_Task to carry out_. Do not repeat pictures. Repeat exactly the lines of the listing below from its first line through the line with "75.8, y: 67.1".

_Data excerpt_.
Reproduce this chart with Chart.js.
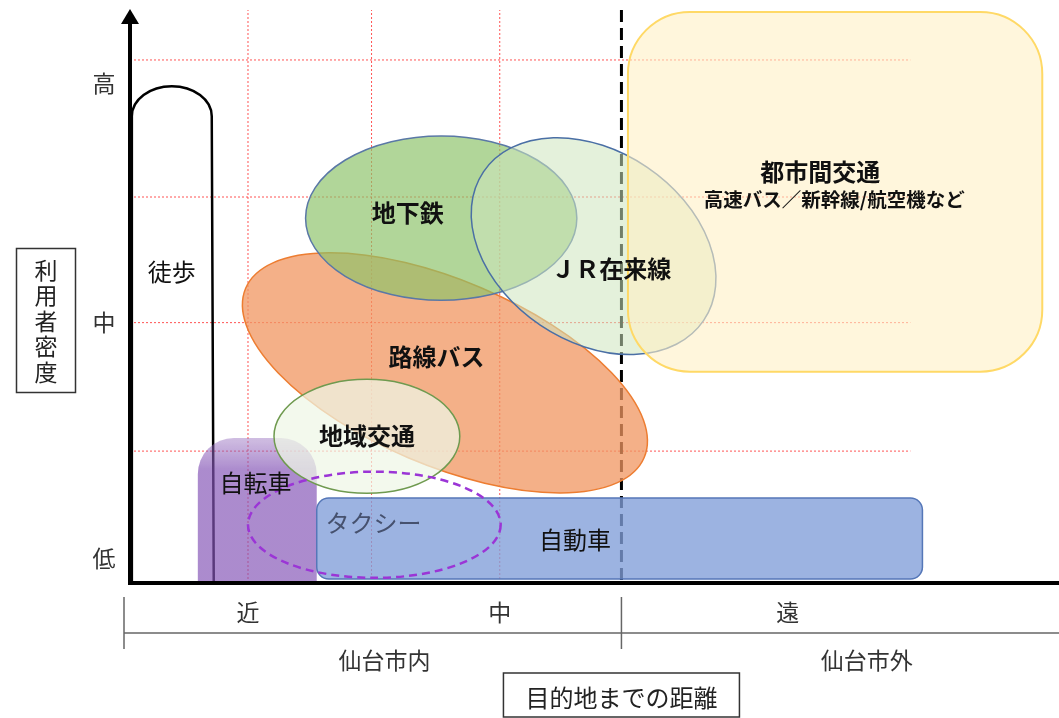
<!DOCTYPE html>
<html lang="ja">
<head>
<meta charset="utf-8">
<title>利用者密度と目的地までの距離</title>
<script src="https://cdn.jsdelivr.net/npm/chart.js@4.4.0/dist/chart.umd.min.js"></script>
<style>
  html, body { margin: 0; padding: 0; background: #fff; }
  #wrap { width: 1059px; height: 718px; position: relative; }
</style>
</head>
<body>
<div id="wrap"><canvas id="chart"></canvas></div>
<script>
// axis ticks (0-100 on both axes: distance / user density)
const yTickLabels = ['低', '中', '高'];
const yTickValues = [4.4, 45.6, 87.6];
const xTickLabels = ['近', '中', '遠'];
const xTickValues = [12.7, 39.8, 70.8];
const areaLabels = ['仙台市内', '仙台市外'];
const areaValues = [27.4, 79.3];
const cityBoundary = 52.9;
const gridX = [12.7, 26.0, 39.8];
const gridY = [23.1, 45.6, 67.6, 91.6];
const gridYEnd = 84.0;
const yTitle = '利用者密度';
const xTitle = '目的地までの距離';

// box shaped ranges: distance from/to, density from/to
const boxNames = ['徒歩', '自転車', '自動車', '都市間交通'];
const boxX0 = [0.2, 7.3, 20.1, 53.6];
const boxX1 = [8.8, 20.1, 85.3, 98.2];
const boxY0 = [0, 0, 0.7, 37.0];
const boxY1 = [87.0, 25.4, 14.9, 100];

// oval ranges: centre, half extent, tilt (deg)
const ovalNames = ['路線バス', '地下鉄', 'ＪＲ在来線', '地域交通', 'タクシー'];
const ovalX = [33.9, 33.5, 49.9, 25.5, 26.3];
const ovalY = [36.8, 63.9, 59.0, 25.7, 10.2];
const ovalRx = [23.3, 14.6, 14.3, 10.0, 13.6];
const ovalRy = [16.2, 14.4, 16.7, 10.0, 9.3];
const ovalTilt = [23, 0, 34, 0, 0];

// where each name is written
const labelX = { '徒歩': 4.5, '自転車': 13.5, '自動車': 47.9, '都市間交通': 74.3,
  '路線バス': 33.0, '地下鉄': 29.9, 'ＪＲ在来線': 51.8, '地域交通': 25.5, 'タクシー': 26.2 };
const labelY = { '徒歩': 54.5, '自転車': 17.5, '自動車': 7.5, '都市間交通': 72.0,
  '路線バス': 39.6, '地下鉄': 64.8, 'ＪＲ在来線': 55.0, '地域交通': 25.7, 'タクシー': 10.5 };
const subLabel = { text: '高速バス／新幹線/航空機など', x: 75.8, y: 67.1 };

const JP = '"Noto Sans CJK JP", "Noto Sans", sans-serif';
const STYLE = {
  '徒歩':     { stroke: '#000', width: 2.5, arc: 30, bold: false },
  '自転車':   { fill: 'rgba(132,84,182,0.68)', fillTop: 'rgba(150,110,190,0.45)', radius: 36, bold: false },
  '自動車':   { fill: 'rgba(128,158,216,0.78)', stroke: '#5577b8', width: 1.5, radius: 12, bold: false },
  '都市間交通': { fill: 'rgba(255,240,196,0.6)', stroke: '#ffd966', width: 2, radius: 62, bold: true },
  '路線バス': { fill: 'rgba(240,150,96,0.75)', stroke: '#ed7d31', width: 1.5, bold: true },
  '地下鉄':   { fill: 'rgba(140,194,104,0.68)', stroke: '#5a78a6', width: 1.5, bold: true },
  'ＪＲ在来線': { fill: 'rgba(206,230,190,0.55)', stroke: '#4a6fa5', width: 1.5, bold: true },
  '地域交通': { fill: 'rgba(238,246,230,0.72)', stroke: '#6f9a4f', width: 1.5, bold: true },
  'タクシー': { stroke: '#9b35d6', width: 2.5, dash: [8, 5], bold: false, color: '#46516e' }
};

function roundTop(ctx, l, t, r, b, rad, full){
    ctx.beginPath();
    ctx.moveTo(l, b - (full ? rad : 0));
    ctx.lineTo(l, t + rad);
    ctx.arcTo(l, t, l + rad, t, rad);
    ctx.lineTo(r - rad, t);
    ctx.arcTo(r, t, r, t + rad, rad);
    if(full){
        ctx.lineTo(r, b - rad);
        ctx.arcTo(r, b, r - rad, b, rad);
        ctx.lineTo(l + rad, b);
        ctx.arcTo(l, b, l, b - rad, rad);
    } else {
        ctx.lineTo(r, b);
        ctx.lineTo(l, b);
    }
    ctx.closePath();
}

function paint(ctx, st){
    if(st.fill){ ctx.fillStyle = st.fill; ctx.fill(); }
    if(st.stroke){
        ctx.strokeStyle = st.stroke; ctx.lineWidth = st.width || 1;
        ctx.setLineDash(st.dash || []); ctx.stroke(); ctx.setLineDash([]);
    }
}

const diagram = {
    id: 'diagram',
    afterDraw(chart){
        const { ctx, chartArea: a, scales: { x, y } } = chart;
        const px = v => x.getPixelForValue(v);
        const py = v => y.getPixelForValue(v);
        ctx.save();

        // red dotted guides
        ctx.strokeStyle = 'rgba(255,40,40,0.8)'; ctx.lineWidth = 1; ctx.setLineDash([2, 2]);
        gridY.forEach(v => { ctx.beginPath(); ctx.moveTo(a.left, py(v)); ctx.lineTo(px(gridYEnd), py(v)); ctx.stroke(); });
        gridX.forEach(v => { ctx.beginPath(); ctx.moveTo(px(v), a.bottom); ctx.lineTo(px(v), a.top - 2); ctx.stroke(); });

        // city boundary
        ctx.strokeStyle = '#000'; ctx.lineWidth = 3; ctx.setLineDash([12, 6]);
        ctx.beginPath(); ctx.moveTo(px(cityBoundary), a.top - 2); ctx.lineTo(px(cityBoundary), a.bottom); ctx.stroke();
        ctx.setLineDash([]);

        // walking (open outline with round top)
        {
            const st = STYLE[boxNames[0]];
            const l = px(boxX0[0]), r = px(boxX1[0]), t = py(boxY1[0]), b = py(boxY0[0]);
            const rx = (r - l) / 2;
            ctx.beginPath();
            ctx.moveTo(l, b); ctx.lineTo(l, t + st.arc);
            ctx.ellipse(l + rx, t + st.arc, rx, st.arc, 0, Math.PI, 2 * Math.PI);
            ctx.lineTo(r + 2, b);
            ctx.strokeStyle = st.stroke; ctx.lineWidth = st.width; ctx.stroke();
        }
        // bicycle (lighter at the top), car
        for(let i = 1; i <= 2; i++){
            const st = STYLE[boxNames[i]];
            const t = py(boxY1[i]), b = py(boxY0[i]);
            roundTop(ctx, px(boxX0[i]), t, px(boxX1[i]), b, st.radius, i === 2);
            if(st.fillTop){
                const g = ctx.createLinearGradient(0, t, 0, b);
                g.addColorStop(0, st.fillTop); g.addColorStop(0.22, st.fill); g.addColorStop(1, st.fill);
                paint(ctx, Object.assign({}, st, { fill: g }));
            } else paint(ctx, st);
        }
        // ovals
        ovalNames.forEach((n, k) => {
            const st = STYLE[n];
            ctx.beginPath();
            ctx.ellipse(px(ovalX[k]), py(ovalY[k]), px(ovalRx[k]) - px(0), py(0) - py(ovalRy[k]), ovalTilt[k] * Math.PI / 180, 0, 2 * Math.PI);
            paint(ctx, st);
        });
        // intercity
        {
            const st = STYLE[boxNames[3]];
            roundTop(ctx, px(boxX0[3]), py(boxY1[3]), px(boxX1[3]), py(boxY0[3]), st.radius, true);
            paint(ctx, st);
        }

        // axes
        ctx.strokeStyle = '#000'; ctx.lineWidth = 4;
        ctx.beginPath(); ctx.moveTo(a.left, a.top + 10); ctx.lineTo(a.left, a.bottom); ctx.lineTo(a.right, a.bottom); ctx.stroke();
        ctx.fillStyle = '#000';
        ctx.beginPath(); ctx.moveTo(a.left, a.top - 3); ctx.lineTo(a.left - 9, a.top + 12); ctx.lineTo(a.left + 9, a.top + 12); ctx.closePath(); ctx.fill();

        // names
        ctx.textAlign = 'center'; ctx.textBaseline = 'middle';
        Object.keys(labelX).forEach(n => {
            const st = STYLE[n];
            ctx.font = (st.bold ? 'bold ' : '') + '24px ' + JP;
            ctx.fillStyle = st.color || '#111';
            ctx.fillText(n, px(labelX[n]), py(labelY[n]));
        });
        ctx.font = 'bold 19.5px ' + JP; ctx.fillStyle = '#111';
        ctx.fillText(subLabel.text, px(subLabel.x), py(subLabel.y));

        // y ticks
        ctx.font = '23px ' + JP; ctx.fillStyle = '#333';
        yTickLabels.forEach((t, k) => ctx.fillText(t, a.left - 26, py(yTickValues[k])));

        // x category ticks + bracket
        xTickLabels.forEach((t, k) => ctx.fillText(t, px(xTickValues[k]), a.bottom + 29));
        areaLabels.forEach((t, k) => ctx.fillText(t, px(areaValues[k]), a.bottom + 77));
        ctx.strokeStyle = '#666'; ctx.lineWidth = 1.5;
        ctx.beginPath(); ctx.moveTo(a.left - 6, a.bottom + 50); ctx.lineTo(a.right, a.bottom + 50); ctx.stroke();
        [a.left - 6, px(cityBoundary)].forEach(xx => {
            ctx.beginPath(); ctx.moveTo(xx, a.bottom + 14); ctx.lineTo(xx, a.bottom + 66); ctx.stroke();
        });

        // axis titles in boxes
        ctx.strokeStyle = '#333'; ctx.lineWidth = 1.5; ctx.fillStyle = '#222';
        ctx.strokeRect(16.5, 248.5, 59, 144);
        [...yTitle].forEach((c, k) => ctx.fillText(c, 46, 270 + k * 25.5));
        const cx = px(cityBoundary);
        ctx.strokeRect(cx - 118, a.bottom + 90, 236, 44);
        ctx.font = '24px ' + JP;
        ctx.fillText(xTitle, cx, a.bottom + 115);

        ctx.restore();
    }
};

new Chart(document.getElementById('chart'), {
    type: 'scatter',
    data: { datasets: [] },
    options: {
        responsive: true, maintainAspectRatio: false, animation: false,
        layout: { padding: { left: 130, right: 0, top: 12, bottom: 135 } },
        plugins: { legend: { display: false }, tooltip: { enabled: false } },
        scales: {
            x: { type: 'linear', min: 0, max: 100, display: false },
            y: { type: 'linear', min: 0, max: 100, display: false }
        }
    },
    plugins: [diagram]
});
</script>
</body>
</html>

_Written reply_.
Reproduce this chart with Chart.js.
<!DOCTYPE html>
<html lang="ja">
<head>
<meta charset="utf-8">
<title>利用者密度と目的地までの距離</title>
<script src="https://cdn.jsdelivr.net/npm/chart.js@4.4.0/dist/chart.umd.min.js"></script>
<style>
  html, body { margin: 0; padding: 0; background: #fff; }
  #wrap { width: 1059px; height: 718px; position: relative; }
</style>
</head>
<body>
<div id="wrap"><canvas id="chart"></canvas></div>
<script>
// axis ticks (0-100 on both axes: distance / user density)
const yTickLabels = ['低', '中', '高'];
const yTickValues = [4.4, 45.6, 87.6];
const xTickLabels = ['近', '中', '遠'];
const xTickValues = [12.7, 39.8, 70.8];
const areaLabels = ['仙台市内', '仙台市外'];
const areaValues = [27.4, 79.3];
const cityBoundary = 52.9;
const gridX = [12.7, 26.0, 39.8];
const gridY = [23.1, 45.6, 67.6, 91.6];
const gridYEnd = 84.0;
const yTitle = '利用者密度';
const xTitle = '目的地までの距離';

// box shaped ranges: distance from/to, density from/to
const boxNames = ['徒歩', '自転車', '自動車', '都市間交通'];
const boxX0 = [0.2, 7.3, 20.1, 53.6];
const boxX1 = [8.8, 20.1, 85.3, 98.2];
const boxY0 = [0, 0, 0.7, 37.0];
const boxY1 = [87.0, 25.4, 14.9, 100];

// oval ranges: centre, half extent, tilt (deg)
const ovalNames = ['路線バス', '地下鉄', 'ＪＲ在来線', '地域交通', 'タクシー'];
const ovalX = [33.9, 33.5, 49.9, 25.5, 26.3];
const ovalY = [36.8, 63.9, 59.0, 25.7, 10.2];
const ovalRx = [23.3, 14.6, 14.3, 10.0, 13.6];
const ovalRy = [16.2, 14.4, 16.7, 10.0, 9.3];
const ovalTilt = [23, 0, 34, 0, 0];

// where each name is written
const labelX = { '徒歩': 4.5, '自転車': 13.5, '自動車': 47.9, '都市間交通': 74.3,
  '路線バス': 33.0, '地下鉄': 29.9, 'ＪＲ在来線': 51.8, '地域交通': 25.5, 'タクシー': 26.2 };
const labelY = { '徒歩': 54.5, '自転車': 17.5, '自動車': 7.5, '都市間交通': 72.0,
  '路線バス': 39.6, '地下鉄': 64.8, 'ＪＲ在来線': 55.0, '地域交通': 25.7, 'タクシー': 10.5 };
const subLabel = { text: '高速バス／新幹線/航空機など', x: 75.8, y: 67.1 };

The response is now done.